Track your data throughout the testing period and look for stabilization in your metrics. When week-over-week changes drop below 10%, you’re likely seeing reliable patterns. For businesses with longer sales cycles exceeding six months, consider using proxy metrics like MQL-to-SQL conversion rates or demo requests to validate your attribution model before waiting for final revenue data. This approach lets you make informed decisions faster while maintaining statistical validity.
Contamination Between Test and Control Groups
Even with careful test design, contamination between your test and control groups can undermine your B2B attribution results. This happens when control group members accidentally receive treatment, or when external factors blur the distinction between groups.
The most common culprits are shared IP addresses at large companies, where one account in your test group triggers retargeting ads that control group contacts see on shared devices. Cross-device tracking creates similar problems when decision-makers access content on both work and personal devices. Your sales team can also inadvertently contaminate tests by mentioning campaigns or content to control group accounts during regular conversations.

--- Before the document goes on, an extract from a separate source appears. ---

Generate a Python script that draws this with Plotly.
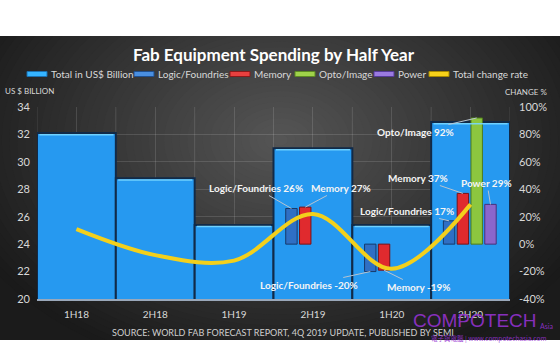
import plotly.graph_objects as go

# ---- data -------------------------------------------------------------
periods = ["1H18", "2H18", "1H19", "2H19", "1H20", "2H20"]
total_busd = [32.1, 28.8, 25.4, 31.0, 25.4, 32.9]          # US$ billion
total_change_pct = [11, -8, -12, 22, -18, 29]               # half-over-half %
logic_pct = [None, None, None, 26, -20, 17]
memory_pct = [None, None, None, 27, -19, 37]
opto_pct = [None, None, None, None, None, 92]
power_pct = [None, None, None, None, None, 29]

left_ticks = [20, 22, 24, 26, 28, 30, 32, 34]
right_ticks = [-40, -20, 0, 20, 40, 60, 80, 100]

# ---- figure geometry (pixels) ----------------------------------------
W, H = 560, 350
ML, MR, MT, MB = 37, 50, 107, 51
PW, PH = W - ML - MR, H - MT - MB
CAT_PX = PW / len(periods)


def px(x):
    return (x - ML) / PW


def py(y):
    return (H - MB - y) / PH


FONT = "Lato, 'Open Sans', sans-serif"
TXT = "#d8d8d8"

# sub-series: name, values, fill, outline, left offset within category
segments = [
    ("Logic/Foundries", logic_pct, "#2f6fc4", "#163a6b", -0.345),
    ("Memory", memory_pct, "#e02a2e", "#7a1115", -0.17),
    ("Opto/Image", opto_pct, "#8cc63f", "#4d7a1c", 0.005),
    ("Power", power_pct, "#8b66cc", "#47307a", 0.18),
]
SEG_W = 0.145

fig = go.Figure()

fig.add_trace(go.Bar(
    x=periods, y=total_busd, name="Total in US$ Billion", width=1.0,
    marker=dict(color="#2699f0", line=dict(color="#112a48", width=2)),
    yaxis="y", showlegend=False,
))

for name, vals, fill, edge, off in segments:
    fig.add_trace(go.Bar(
        x=periods, y=vals, name=name, width=SEG_W, offset=off,
        marker=dict(color=fill, line=dict(color=edge, width=1)),
        yaxis="y2", showlegend=False,
    ))

fig.add_trace(go.Scatter(
    x=periods, y=total_change_pct, name="Total change rate", mode="lines",
    line=dict(color="#f3d01c", width=4, shape="spline", smoothing=1.0),
    yaxis="y2", showlegend=False,
))

# ---- background: dark radial gradient inside white bands --------------
shapes = []
TOP_BAND, BOT_BAND = 36, 340
shapes.append(dict(type="rect", xref="paper", yref="paper", layer="below",
                   x0=px(0), x1=px(W), y0=py(BOT_BAND), y1=py(TOP_BAND),
                   fillcolor="#1b1b1b", line=dict(width=0)))
CX, CY, RX, RY = 280, 140, 340, 240
N = 44
for i in range(N, 0, -1):
    d = i / N
    g = int(round(86 - 60 * d))
    shapes.append(dict(type="circle", xref="paper", yref="paper", layer="below",
                       x0=px(CX - RX * d), x1=px(CX + RX * d),
                       y0=py(CY + RY * d), y1=py(CY - RY * d),
                       fillcolor=f"rgb({g},{g},{g})", line=dict(width=0)))
for y0, y1 in [(0, TOP_BAND), (BOT_BAND, H)]:
    shapes.append(dict(type="rect", xref="paper", yref="paper", layer="below",
                       x0=px(-5), x1=px(W + 5), y0=py(y1), y1=py(y0),
                       fillcolor="white", line=dict(width=0)))

# vertical grid lines on category boundaries
for k in range(len(periods) + 1):
    shapes.append(dict(type="line", xref="x", yref="paper", layer="below",
                       x0=k - 0.5, x1=k - 0.5, y0=0, y1=1,
                       line=dict(color="rgba(255,255,255,0.13)", width=1)))

# light top edge on the total bars
for ci, v in enumerate(total_busd):
    shapes.append(dict(type="line", xref="x", yref="y", layer="above",
                       x0=ci - 0.47, x1=ci + 0.47, y0=v - 0.12, y1=v - 0.12,
                       line=dict(color="rgba(120,215,255,0.9)", width=1.5)))

# ---- legend drawn as swatches + labels --------------------------------
legend_items = [
    ("Total in US$ Billion", "#35b4ff", "#1a6fb0", 27),
    ("Logic/Foundries", "#4a8fe0", "#1f4f8f", 134),
    ("Memory", "#e8403f", "#8a1a1a", 230),
    ("Opto/Image", "#9fd24a", "#5c8a22", 295),
    ("Power", "#9a7ae0", "#553a99", 374),
    ("Total change rate", "#f7d21a", "#a88a00", 429),
]
LEG_Y = 74
annotations = []
for label, fill, edge, x0 in legend_items:
    shapes.append(dict(type="rect", xref="paper", yref="paper", layer="above",
                       x0=px(x0), x1=px(x0 + 20), y0=py(LEG_Y + 2.5), y1=py(LEG_Y - 2.5),
                       fillcolor=fill, line=dict(color=edge, width=1)))
    annotations.append(dict(text=label, xref="paper", yref="paper",
                            x=px(x0 + 22), y=py(LEG_Y), xanchor="left", yanchor="middle",
                            showarrow=False, font=dict(family=FONT, size=10, color=TXT)))

# ---- value call-outs on the segment bars -------------------------------
# (series index, period, label centre in pixels)
callouts = [
    (0, "2H19", 256, 188),
    (1, "2H19", 341, 188),
    (2, "2H20", 416, 132),
    (1, "2H20", 418, 178),
    (3, "2H20", 487, 183),
    (0, "2H20", 407, 211),
    (0, "1H20", 309, 285),
    (1, "1H20", 418, 287),
]
y2_lo, y2_hi = right_ticks[0], right_ticks[-1]
for si, period, lx, ly in callouts:
    name, vals, _, _, off = segments[si]
    ci = periods.index(period)
    v = vals[ci]
    bx = ML + (ci + 0.5) * CAT_PX + (off + SEG_W / 2) * CAT_PX
    by = (H - MB) - (v - y2_lo) / (y2_hi - y2_lo) * PH
    annotations.append(dict(
        text=f"<b>{name} {v}%</b>", x=period, y=v, xref="x", yref="y2",
        xshift=(off + SEG_W / 2) * CAT_PX,
        showarrow=True, arrowhead=0, arrowwidth=1, arrowcolor="#b8c4d0",
        ax=lx - bx, ay=ly - by, standoff=0,
        font=dict(family=FONT, size=10, color="#f4f4f4"),
    ))

# axis captions, source line, publisher mark
MARK = "rgba(150,50,210,0.9)"
annotations += [
    dict(text="US $ BILLION", xref="paper", yref="paper", x=px(3), y=py(91),
         xanchor="left", yanchor="middle", showarrow=False,
         font=dict(family=FONT, size=8, color=TXT)),
    dict(text="CHANGE %", xref="paper", yref="paper", x=px(549), y=py(92),
         xanchor="right", yanchor="middle", showarrow=False,
         font=dict(family=FONT, size=8, color=TXT)),
    dict(text="SOURCE: WORLD FAB FORECAST REPORT, 4Q 2019 UPDATE, PUBLISHED BY SEMI",
         xref="paper", yref="paper", x=px(283), y=py(332), xanchor="center",
         yanchor="middle", showarrow=False, font=dict(family=FONT, size=9, color="#cfcfcf")),
    dict(text="COMPOTECH", xref="paper", yref="paper", x=px(475), y=py(320),
         xanchor="center", yanchor="middle", showarrow=False,
         font=dict(family="'Liberation Sans', sans-serif", size=19, color=MARK)),
    dict(text="Asia", xref="paper", yref="paper", x=px(546), y=py(326),
         xanchor="center", yanchor="middle", showarrow=False,
         font=dict(family=FONT, size=7, color=MARK)),
    dict(text="電子與電腦 | www.compotechasia.com", xref="paper", yref="paper",
         x=px(488), y=py(338), xanchor="center", yanchor="middle", showarrow=False,
         font=dict(family="'Noto Sans CJK TC', sans-serif", size=6.5, color=MARK)),
]

fig.update_layout(
    width=W, height=H,
    margin=dict(l=ML, r=MR, t=MT, b=MB, pad=0),
    paper_bgcolor="white", plot_bgcolor="rgba(0,0,0,0)",
    barmode="overlay", showlegend=False,
    title=dict(text="<b>Fab Equipment Spending by Half Year</b>",
               x=0.5, xref="paper", xanchor="center",
               y=1 - 55 / H, yref="container", yanchor="middle",
               font=dict(family=FONT, size=17, color="white")),
    xaxis=dict(type="category", categoryorder="array", categoryarray=periods,
               range=[-0.5, len(periods) - 0.5], showgrid=True,
               gridcolor="rgba(255,255,255,0.13)", gridwidth=1,
               showline=True, linecolor="#9aa8ba", linewidth=1.5,
               ticks="", ticklabelstandoff=5,
               tickfont=dict(family=FONT, size=10, color=TXT),
               zeroline=False, fixedrange=True),
    yaxis=dict(range=[left_ticks[0], left_ticks[-1]], tickvals=left_ticks,
               showgrid=True, gridcolor="rgba(255,255,255,0.13)", gridwidth=1,
               zeroline=False, ticks="", ticklabelstandoff=6,
               tickfont=dict(family=FONT, size=11, color=TXT)),
    yaxis2=dict(range=[y2_lo, y2_hi], tickvals=right_ticks,
                ticktext=[f"{t}%" for t in right_ticks],
                overlaying="y", side="right", showgrid=False, zeroline=False,
                ticks="", ticklabelstandoff=8,
                tickfont=dict(family=FONT, size=11, color=TXT)),
    shapes=shapes, annotations=annotations,
)

fig.write_html("out.html")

Simple prevention strategies make a significant difference. Start by segmenting at the account level rather than individual contacts, especially for enterprise clients sharing network infrastructure. Implement suppression lists in your advertising platforms to exclude control group domains entirely. Brief your sales team before launching tests so they understand which accounts shouldn’t receive specific messaging. Document any contamination you discover during the test period and factor it into your analysis.
Most importantly, automate these safeguards whenever possible. Manual processes lead to human error, but automated suppression rules and account-level segmentation maintain test integrity without requiring constant oversight. This protection ensures your attribution insights reflect genuine causal relationships rather than contaminated data.
The gap between what gets credit and what actually drives results costs B2B marketers millions in misallocated budget every year. Traditional attribution models assign credit based on proximity and correlation, while causal inference reveals the genuine cause-and-effect relationships that power your revenue engine. This distinction matters because it’s the difference between rewarding channels that happen to be present and investing in channels that make things happen.
Causal inference attribution doesn’t require a complete overhaul of your marketing operations. The methodology integrates with your existing systems and enhances your current reporting frameworks. By implementing controlled experiments and proper statistical analysis, you gain clarity on which investments truly move the needle for your business.
Start small and build momentum. Choose one campaign running across multiple channels and test it using causal methods. Set up a simple holdout group or implement geographic testing to measure incremental impact. Compare these results against your traditional attribution reports and observe the differences. You’ll likely discover that some channels deserve more credit than they’re receiving, while others have been coasting on proximity alone.
The transition to causal inference attribution empowers you to defend your marketing budget with confidence, automate smarter allocation decisions, and communicate ROI to stakeholders with scientific backing. Ready to implement causal inference in your attribution strategy? Review your current campaign data, identify high-investment channels worth testing, and begin with one controlled experiment this quarter.